5. Both the written Word and the Incarnate Word have received similar treatment from the hands of man. God loves man but man hates God. The enmity of the carnal mind reveals itself in gratuitous and studied insult. In that scathing arraignment of the Pharisees by Christ shortly before His crucifixion, He accuses them of building and adorning the sepulchers of the prophets whom their fathers slew.

From the beginning God had been sending His rebellious people His messengers of mercy. Instead of welcoming them and yielding glad obedience to their exhortation, they cast them out in scorn and scourged and stoned them. Last of all, God sent His Son. They said, "This is the heir; Come let us kill him and the inheritance shall be ours." (Mark 12:7).

They fell upon the Son of God like a pack of hungry wolves upon a tender lamb that had wandered from the shelter of the fold they gnashed upon him with their teeth, they mangled His body in their fiendish rage and were not content till they nailed it to the cross. Herein is shown what is in the human heart. Man would kill God if he could.

The presence of a pure character is a standing rebuke to the impure and unholy. It makes them restless and uncomfortable and because it judges and condemns them, they seek to put it away as quickly as possible.

The written Word of God has fared no better at the hands of man. The Devil hates the Scriptures with an unrelenting hatred and has ever sought to discredit and destroy them through the agency of evil men. The devil hates the Bible because it is the sword of the Spirit which has thrust him through and defeated him so many times and men hate it because it convicts them of sin and judges their position of antagonism to God.

When Baruch gave his Bible reading at the court of Jehoikim, what a sensation it made! Jehudi childishly vented his rage against the innocent parchment by slashing it with his penknife and thrusting the mutilated fragments in the fire. Jehudi has many modern successors. They do not literally repeat his actions but they show their contempt for the Word of God by seeking to bring it into contempt, by denying its infallibility, discrediting its veracity and disputing its authority.

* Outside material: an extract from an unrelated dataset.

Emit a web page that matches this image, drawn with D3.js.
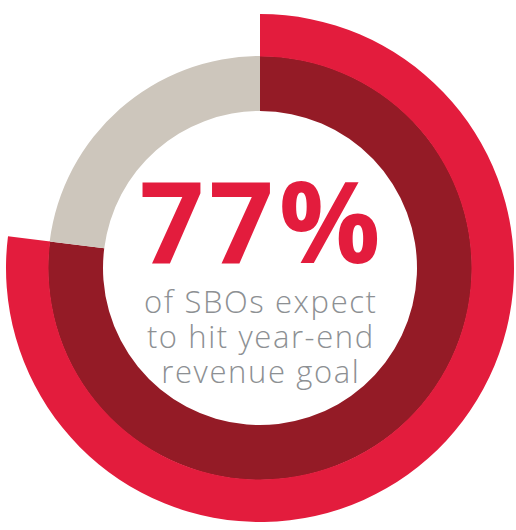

Dr. John Robertson tells of a certain woman who had a strange fondness for tearing silk. She indulged her whim until it became a mania. She would purchase the most expensive fabrics and holding them to her ear, would tear them in twain and shriek with laughter at the sound. She kept this up until she found herself in the lunatic asylum.

There are learned professors in universities and seminaries who go before their classes and say "Listen!" Then they take the Pentateuch and tear it from end to end with a smile of complacency and delight. There are learned doctors of divinity who go before their congregation and say "Listen!" Then they take up the prophecies and tear them into shreds and patches. It seems as if modern criticism has become almost demented, to such an extreme of fury and folly has it gone in attacking the Word of God.

6. There is also a similar Divine vindication of these attacks upon the incarnate and written word. The resurrection from the dead was God's reversal of the human verdict against his Son. Christ's dishonored and crucified body never saw corruption. It was exalted to the highest heavens and clothed with immortality.

The written Word has come through the fires of persecution unscathed. There have been times when every manuscript copy was diligently sought after to be destroyed as Herod sought the infant Jesus. God's people defended the Scriptures and concealed them often at the peril of their lives. Although many precious manuscripts were discovered and destroyed, nevertheless the Scriptures have come down to us in their purity and entirety.

The Bible has survived the assaults of skeptics and for the past 1800 years. It is an anvil that has worn out and broken to pieces many a hammer. The crowbar has never yet been forged in the furnaces of hell that can overturn this Rock of Ages. The Scripture can not be broken and the things that cannot be shaken shall remain.